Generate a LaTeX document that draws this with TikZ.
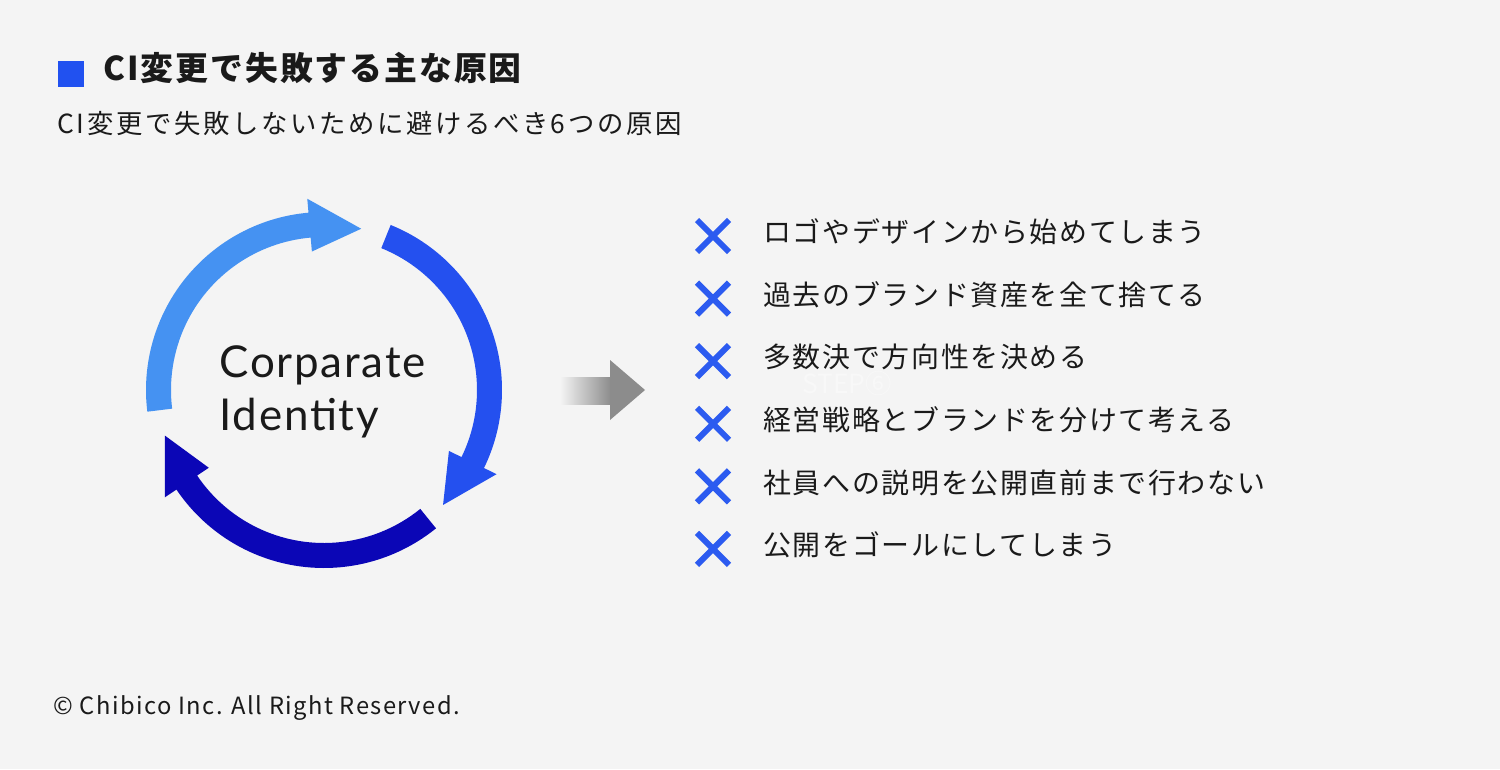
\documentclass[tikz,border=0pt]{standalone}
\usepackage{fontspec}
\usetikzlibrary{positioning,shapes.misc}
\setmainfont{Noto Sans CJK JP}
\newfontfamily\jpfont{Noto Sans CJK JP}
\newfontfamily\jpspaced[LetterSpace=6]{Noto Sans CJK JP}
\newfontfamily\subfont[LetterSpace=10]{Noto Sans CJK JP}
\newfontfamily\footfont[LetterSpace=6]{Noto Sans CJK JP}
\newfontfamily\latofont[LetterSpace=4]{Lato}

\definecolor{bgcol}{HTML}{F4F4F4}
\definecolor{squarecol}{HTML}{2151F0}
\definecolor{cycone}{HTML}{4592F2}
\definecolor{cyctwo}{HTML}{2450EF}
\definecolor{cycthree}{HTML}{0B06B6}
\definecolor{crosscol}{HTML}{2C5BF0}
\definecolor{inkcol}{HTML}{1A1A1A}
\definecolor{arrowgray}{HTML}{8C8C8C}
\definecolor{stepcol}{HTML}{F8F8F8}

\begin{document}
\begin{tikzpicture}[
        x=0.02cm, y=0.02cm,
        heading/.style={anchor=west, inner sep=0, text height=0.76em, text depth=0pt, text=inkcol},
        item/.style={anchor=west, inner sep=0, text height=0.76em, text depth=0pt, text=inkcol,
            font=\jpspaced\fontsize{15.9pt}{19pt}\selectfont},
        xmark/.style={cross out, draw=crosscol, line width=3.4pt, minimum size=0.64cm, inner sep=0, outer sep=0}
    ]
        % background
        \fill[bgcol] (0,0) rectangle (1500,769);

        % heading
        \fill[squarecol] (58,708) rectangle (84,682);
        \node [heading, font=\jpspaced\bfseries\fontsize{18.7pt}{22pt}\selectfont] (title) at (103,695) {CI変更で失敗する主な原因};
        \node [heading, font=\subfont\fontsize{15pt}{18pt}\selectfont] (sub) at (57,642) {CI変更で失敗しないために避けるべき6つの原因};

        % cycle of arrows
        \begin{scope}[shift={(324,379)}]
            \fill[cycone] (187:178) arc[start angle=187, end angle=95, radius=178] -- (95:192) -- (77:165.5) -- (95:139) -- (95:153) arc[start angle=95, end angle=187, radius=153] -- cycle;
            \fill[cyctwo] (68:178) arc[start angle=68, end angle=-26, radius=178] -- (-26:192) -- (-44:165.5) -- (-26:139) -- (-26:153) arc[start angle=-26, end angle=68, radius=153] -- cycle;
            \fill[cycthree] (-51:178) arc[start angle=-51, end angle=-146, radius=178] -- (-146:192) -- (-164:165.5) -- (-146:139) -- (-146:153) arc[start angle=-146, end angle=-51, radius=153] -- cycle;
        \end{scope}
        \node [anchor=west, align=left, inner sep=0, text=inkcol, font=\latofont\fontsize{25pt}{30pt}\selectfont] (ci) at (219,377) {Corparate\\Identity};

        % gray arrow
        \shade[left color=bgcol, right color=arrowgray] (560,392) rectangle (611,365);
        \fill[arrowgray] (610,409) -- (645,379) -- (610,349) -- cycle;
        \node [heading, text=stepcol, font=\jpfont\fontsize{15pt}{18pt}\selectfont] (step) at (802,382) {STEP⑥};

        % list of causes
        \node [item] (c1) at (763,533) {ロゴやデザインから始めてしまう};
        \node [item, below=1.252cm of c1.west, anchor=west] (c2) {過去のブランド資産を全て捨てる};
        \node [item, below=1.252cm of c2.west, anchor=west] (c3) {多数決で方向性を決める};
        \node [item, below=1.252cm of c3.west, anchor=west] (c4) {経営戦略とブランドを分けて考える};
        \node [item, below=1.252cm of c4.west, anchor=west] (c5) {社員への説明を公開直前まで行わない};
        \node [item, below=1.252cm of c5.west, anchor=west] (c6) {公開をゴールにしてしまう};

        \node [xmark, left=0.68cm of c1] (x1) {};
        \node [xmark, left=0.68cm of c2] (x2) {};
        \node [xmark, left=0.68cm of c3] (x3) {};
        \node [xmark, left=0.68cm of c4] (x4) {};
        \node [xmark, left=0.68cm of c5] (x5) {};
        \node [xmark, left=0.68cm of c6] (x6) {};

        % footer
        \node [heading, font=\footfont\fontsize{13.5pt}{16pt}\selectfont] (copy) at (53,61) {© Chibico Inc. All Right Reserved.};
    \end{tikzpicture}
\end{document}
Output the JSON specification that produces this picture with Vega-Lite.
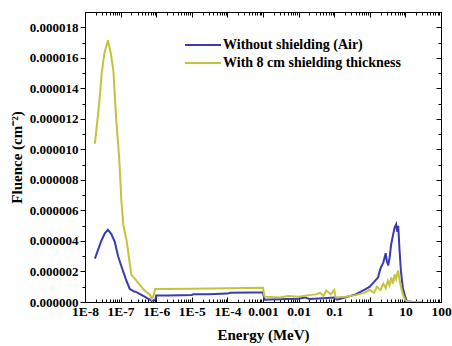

--------------------------------

TASK OBJECTIVE
Pictures don't belong in the copy. Transcribe every record exactly as it appears.

RESPONSE
Generate a LaTeX document that draws this with TikZ.
\documentclass[tikz,border=0pt]{standalone}
\usepackage{fontspec}
\usetikzlibrary{positioning,shapes.misc}
\setmainfont{Noto Sans CJK JP}
\newfontfamily\jpfont{Noto Sans CJK JP}
\newfontfamily\jpspaced[LetterSpace=6]{Noto Sans CJK JP}
\newfontfamily\subfont[LetterSpace=10]{Noto Sans CJK JP}
\newfontfamily\footfont[LetterSpace=6]{Noto Sans CJK JP}
\newfontfamily\latofont[LetterSpace=4]{Lato}

\definecolor{bgcol}{HTML}{F4F4F4}
\definecolor{squarecol}{HTML}{2151F0}
\definecolor{cycone}{HTML}{4592F2}
\definecolor{cyctwo}{HTML}{2450EF}
\definecolor{cycthree}{HTML}{0B06B6}
\definecolor{crosscol}{HTML}{2C5BF0}
\definecolor{inkcol}{HTML}{1A1A1A}
\definecolor{arrowgray}{HTML}{8C8C8C}
\definecolor{stepcol}{HTML}{F8F8F8}

\begin{document}
\begin{tikzpicture}[
        x=0.02cm, y=0.02cm,
        heading/.style={anchor=west, inner sep=0, text height=0.76em, text depth=0pt, text=inkcol},
        item/.style={anchor=west, inner sep=0, text height=0.76em, text depth=0pt, text=inkcol,
            font=\jpspaced\fontsize{15.9pt}{19pt}\selectfont},
        xmark/.style={cross out, draw=crosscol, line width=3.4pt, minimum size=0.64cm, inner sep=0, outer sep=0}
    ]
        % background
        \fill[bgcol] (0,0) rectangle (1500,769);

        % heading
        \fill[squarecol] (58,708) rectangle (84,682);
        \node [heading, font=\jpspaced\bfseries\fontsize{18.7pt}{22pt}\selectfont] (title) at (103,695) {CI変更で失敗する主な原因};
        \node [heading, font=\subfont\fontsize{15pt}{18pt}\selectfont] (sub) at (57,642) {CI変更で失敗しないために避けるべき6つの原因};

        % cycle of arrows
        \begin{scope}[shift={(324,379)}]
            \fill[cycone] (187:178) arc[start angle=187, end angle=95, radius=178] -- (95:192) -- (77:165.5) -- (95:139) -- (95:153) arc[start angle=95, end angle=187, radius=153] -- cycle;
            \fill[cyctwo] (68:178) arc[start angle=68, end angle=-26, radius=178] -- (-26:192) -- (-44:165.5) -- (-26:139) -- (-26:153) arc[start angle=-26, end angle=68, radius=153] -- cycle;
            \fill[cycthree] (-51:178) arc[start angle=-51, end angle=-146, radius=178] -- (-146:192) -- (-164:165.5) -- (-146:139) -- (-146:153) arc[start angle=-146, end angle=-51, radius=153] -- cycle;
        \end{scope}
        \node [anchor=west, align=left, inner sep=0, text=inkcol, font=\latofont\fontsize{25pt}{30pt}\selectfont] (ci) at (219,377) {Corparate\\Identity};

        % gray arrow
        \shade[left color=bgcol, right color=arrowgray] (560,392) rectangle (611,365);
        \fill[arrowgray] (610,409) -- (645,379) -- (610,349) -- cycle;
        \node [heading, text=stepcol, font=\jpfont\fontsize{15pt}{18pt}\selectfont] (step) at (802,382) {STEP⑥};

        % list of causes
        \node [item] (c1) at (763,533) {ロゴやデザインから始めてしまう};
        \node [item, below=1.252cm of c1.west, anchor=west] (c2) {過去のブランド資産を全て捨てる};
        \node [item, below=1.252cm of c2.west, anchor=west] (c3) {多数決で方向性を決める};
        \node [item, below=1.252cm of c3.west, anchor=west] (c4) {経営戦略とブランドを分けて考える};
        \node [item, below=1.252cm of c4.west, anchor=west] (c5) {社員への説明を公開直前まで行わない};
        \node [item, below=1.252cm of c5.west, anchor=west] (c6) {公開をゴールにしてしまう};

        \node [xmark, left=0.68cm of c1] (x1) {};
        \node [xmark, left=0.68cm of c2] (x2) {};
        \node [xmark, left=0.68cm of c3] (x3) {};
        \node [xmark, left=0.68cm of c4] (x4) {};
        \node [xmark, left=0.68cm of c5] (x5) {};
        \node [xmark, left=0.68cm of c6] (x6) {};

        % footer
        \node [heading, font=\footfont\fontsize{13.5pt}{16pt}\selectfont] (copy) at (53,61) {© Chibico Inc. All Right Reserved.};
    \end{tikzpicture}
\end{document}
Output the JSON specification that produces this picture with Vega-Lite.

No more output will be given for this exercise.